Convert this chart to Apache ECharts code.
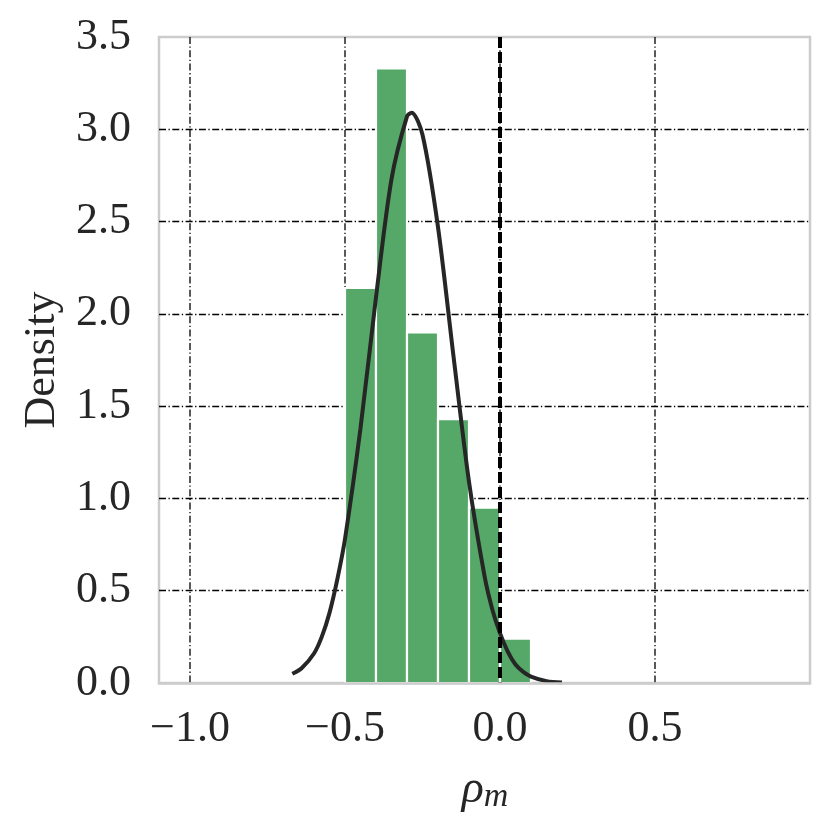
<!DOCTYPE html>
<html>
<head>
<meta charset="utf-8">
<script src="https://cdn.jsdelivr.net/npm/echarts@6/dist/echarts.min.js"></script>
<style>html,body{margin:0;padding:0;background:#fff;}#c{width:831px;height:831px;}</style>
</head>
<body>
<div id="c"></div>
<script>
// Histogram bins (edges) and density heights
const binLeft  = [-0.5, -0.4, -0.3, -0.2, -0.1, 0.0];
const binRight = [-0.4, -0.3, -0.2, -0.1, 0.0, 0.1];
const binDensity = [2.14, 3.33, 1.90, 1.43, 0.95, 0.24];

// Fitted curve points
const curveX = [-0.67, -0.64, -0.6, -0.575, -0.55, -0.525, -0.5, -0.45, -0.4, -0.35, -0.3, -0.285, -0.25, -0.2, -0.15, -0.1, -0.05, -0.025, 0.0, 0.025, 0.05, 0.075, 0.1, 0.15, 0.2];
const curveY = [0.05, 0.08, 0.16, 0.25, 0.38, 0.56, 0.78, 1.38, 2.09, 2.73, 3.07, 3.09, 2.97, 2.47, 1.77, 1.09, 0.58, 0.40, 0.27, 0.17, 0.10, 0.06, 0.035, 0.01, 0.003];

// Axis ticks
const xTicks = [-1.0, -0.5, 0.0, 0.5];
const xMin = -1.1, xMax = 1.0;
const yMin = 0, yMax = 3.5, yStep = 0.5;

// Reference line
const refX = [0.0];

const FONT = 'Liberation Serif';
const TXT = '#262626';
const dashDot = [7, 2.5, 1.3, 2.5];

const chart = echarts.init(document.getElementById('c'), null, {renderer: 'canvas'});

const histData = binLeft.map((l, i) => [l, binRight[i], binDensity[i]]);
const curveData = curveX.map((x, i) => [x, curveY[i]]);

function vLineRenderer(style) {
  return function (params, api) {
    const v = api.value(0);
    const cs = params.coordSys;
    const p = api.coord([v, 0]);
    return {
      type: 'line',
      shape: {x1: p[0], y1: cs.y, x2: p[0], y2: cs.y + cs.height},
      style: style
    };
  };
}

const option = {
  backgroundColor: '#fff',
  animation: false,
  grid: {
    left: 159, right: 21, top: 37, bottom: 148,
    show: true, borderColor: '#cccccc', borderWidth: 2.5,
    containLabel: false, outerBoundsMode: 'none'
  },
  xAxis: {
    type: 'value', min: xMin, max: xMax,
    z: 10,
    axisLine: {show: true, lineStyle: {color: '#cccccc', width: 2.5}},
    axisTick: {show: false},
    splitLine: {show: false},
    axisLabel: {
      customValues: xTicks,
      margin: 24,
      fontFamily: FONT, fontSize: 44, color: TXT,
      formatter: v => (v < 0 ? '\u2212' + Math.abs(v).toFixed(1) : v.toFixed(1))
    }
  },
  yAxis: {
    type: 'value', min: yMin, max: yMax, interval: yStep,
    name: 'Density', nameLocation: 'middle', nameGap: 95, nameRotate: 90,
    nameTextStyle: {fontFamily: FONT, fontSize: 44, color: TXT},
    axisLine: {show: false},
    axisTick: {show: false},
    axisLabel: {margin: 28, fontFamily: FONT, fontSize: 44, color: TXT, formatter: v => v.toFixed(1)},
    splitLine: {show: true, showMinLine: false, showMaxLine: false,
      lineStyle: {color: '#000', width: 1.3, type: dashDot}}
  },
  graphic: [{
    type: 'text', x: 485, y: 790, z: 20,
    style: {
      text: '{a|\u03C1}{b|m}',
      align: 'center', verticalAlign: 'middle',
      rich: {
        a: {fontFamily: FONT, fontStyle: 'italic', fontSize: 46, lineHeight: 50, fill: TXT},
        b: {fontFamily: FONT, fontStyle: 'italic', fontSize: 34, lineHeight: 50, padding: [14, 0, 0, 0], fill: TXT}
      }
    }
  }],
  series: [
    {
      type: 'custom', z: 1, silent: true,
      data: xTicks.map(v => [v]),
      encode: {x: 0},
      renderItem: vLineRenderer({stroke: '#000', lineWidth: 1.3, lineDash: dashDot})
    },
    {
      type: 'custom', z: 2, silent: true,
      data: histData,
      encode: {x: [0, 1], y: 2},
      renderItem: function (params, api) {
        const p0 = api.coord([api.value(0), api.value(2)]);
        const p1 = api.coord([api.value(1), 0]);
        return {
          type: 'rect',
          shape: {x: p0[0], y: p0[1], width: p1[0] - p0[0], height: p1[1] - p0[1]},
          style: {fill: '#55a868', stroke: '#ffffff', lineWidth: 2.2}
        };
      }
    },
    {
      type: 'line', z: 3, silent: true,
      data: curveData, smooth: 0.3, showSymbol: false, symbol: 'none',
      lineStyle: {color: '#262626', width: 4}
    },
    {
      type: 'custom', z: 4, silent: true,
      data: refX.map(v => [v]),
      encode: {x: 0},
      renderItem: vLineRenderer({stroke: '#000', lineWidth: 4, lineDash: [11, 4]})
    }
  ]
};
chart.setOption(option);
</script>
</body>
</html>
****************************************
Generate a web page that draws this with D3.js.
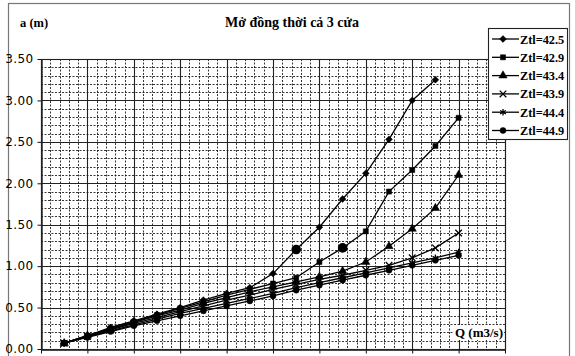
****************************************
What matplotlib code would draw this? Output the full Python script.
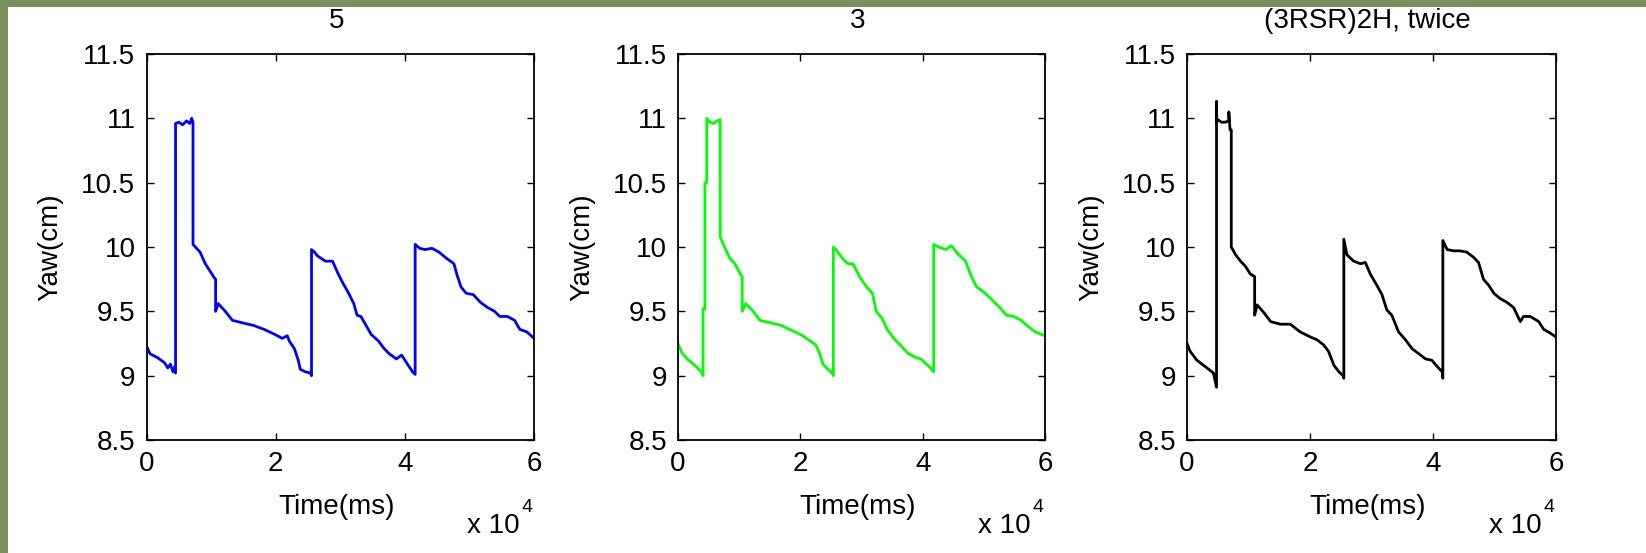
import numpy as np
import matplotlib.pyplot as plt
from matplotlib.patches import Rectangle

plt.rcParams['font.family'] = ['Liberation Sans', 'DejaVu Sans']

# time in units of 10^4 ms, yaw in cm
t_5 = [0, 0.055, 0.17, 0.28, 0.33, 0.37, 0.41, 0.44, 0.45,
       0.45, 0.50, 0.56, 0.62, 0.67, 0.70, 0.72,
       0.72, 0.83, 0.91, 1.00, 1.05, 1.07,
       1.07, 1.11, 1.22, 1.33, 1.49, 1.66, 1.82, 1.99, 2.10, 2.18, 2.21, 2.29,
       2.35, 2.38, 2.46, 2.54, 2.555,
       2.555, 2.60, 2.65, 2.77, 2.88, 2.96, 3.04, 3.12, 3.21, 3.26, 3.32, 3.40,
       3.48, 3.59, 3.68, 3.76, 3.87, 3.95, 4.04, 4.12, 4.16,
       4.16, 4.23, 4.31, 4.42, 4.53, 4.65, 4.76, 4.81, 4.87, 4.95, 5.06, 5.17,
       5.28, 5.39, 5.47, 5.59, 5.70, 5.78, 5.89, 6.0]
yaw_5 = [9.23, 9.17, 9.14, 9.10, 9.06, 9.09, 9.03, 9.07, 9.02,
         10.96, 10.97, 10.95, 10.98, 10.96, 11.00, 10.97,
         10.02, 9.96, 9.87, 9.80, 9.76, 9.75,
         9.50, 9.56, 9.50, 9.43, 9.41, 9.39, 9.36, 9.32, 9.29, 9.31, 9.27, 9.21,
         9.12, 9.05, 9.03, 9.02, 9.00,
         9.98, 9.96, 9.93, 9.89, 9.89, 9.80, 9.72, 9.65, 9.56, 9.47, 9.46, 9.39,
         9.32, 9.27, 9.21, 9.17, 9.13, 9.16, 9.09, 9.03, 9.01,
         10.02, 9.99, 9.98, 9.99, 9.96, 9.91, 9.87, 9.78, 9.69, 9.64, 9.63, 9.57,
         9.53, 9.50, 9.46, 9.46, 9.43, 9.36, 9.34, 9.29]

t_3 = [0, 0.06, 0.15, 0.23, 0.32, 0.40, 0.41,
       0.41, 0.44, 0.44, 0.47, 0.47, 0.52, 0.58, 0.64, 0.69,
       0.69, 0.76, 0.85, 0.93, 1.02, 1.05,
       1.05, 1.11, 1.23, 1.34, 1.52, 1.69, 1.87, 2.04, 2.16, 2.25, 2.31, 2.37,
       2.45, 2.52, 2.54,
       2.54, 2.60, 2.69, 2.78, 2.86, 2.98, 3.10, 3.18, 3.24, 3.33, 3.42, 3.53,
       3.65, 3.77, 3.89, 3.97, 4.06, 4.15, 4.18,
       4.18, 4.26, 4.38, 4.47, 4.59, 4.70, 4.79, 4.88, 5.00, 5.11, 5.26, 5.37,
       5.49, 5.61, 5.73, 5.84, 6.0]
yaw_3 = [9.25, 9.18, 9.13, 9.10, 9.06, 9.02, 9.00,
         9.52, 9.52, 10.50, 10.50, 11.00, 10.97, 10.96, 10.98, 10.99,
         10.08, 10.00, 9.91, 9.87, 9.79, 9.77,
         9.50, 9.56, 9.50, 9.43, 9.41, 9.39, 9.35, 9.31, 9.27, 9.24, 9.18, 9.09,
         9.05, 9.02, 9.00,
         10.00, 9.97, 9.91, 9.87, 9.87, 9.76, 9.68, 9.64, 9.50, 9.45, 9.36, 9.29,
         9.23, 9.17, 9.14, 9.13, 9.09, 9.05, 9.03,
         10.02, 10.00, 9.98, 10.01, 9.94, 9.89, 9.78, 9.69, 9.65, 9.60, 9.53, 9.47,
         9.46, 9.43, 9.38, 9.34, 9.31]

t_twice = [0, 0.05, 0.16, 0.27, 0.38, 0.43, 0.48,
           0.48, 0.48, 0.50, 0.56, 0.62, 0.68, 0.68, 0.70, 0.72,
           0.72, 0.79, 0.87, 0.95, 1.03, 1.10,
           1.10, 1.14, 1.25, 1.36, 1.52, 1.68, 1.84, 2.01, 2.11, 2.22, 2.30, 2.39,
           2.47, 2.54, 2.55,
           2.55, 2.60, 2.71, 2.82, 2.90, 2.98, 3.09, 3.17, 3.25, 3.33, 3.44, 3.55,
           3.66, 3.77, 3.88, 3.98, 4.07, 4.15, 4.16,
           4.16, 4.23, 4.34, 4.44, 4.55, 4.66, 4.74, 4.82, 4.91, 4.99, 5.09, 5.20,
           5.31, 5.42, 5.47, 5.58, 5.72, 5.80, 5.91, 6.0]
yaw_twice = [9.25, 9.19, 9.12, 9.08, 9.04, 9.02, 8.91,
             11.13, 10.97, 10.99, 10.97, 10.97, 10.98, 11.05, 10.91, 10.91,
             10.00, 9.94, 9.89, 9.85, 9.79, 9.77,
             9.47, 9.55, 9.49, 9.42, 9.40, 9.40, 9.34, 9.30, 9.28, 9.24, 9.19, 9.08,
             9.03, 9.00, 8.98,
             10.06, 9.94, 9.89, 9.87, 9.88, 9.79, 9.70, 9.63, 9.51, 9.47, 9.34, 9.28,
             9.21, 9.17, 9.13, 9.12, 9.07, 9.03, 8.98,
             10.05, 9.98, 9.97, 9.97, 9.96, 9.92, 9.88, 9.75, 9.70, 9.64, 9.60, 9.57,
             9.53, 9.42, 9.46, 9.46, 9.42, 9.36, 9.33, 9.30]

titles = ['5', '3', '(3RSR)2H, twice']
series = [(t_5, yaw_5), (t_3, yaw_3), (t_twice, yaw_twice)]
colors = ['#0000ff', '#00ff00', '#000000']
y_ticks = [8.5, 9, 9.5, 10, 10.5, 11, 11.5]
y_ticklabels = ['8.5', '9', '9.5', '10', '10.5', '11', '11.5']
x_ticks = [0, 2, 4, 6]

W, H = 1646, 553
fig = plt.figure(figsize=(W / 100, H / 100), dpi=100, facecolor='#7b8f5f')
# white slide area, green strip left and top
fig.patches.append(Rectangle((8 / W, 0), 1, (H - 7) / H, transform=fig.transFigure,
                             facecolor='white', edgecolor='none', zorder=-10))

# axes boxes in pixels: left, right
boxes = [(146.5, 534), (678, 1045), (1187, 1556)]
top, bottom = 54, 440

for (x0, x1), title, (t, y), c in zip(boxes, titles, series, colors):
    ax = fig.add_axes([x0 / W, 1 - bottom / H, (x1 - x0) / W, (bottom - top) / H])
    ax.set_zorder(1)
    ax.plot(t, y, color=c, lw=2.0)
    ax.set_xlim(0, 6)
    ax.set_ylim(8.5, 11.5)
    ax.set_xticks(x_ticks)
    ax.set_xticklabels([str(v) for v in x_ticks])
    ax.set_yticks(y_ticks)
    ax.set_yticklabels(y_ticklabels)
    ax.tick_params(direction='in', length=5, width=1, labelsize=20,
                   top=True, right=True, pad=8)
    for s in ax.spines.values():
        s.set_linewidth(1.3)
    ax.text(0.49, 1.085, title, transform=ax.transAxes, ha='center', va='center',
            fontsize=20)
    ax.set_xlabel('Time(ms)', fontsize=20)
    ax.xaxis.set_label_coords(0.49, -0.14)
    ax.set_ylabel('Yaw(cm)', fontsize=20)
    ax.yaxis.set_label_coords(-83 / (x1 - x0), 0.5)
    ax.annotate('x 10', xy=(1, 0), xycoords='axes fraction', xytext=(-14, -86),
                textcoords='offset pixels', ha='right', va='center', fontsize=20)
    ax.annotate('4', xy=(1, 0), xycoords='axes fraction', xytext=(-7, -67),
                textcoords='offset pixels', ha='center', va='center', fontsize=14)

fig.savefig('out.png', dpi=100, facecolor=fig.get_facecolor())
****************************************
**WHAT TO DO:**
State the number of lines in the records that contain the string "this", and nothing more.

**THE COMPLETED TASK:**
3